The most obvious and vital effect of the railways, at least to the hungry citizens of London, Liverpool and Manchester, was to allow food to be transported in bulk, so saving them from the fate that had engulfed Paris 50 years previously. What was less apparent was that in solving the greatest and oldest problem to afflict cities, the railways were creating another, ultimately greater problem. Up until the nineteenth century, food, and the natural geography that provided it, had determined where cities were built, and how large they could grow. But railways made it possible to build cities just about anywhere, and just about any size. They broke the one constraint that had always held back urban sprawl, and as geography was swept aside (along with
von Thünen’s land-use theories), the urban carpet began to roll out in earnest. Cities sprouted suburbs, and suburbs merged to form conurbations, whose new inhabitants expected to be fed, and began to succumb to the sort of consumerism previously limited to maritime cities like London.

 

There was plenty of money to be made from feeding the expanding cities, but the biggest profits were no longer in basic commodities such as grain, rather in added-value consumables such as milk, the first food to benefit not just from the railways’ carrying capacity, but from their speed. To Victorian Londoners, ‘railway milk’ was a revelation. No longer the product of unsanitary inner-city cowsheds, fresh milk from wholesome counties such as Devon, Dorset and Somerset could now be loaded on to trains at 6 a.m., arriving in London in time for breakfast. Although the system wasn’t perfect (in hot summers the milk often went off in transit, arriving not only sour, but churned solid by the motion of the train), railway milk was soon regarded as a highly desirable, and profitable, commodity. Together with American cereal and Danish bacon and eggs, it helped forge a new gastronomic institution, the Great British Breakfast, making those supplying it (among them a London grocer by the name of John Sainsbury) very rich indeed.
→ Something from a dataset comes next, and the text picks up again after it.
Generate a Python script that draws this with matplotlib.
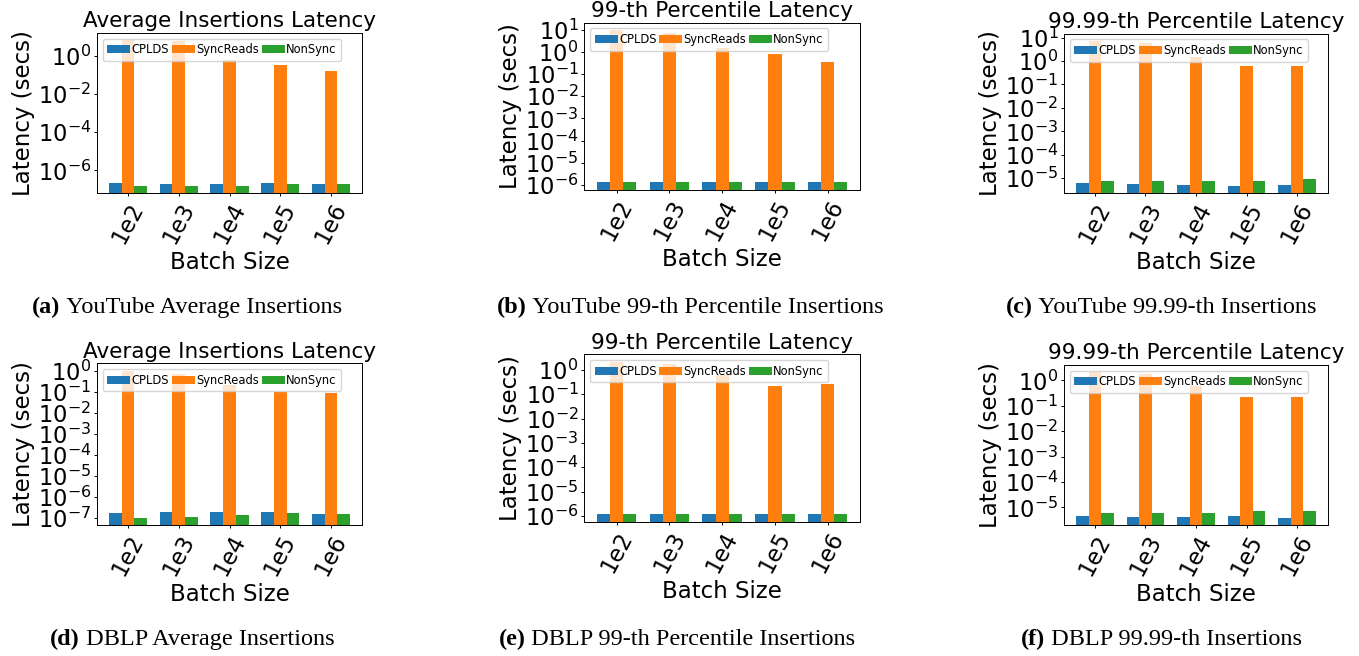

Then, as now, Sainsbury’s emphasised the cleanliness and freshness of its food. The original shop in Drury Lane, opened in 1869, was immaculately scrubbed, and allowed customers to fill up their milk jugs
from shining churns set on a marble counter. Despite coming from a lot further away, railway milk seemed – and probably was – fresher than milk bought straight from the cow in the dung-strewn cowshed a few doors along, and carried with it the welcome breath of the countryside. The milk was soon so popular that Sainsbury’s made it available to customers out of hours via a ‘mechanical cow’: a coin-operated pump that could be operated standing in the street. Sainsbury’s was inventing the modern grocery trade as it went along, and within a few years it began opening new branches in London, supplying them from a central depot with a ‘distribution fleet’ of horse-drawn vans. The vans might have run on hay, but modern retail logistics had effectively arrived.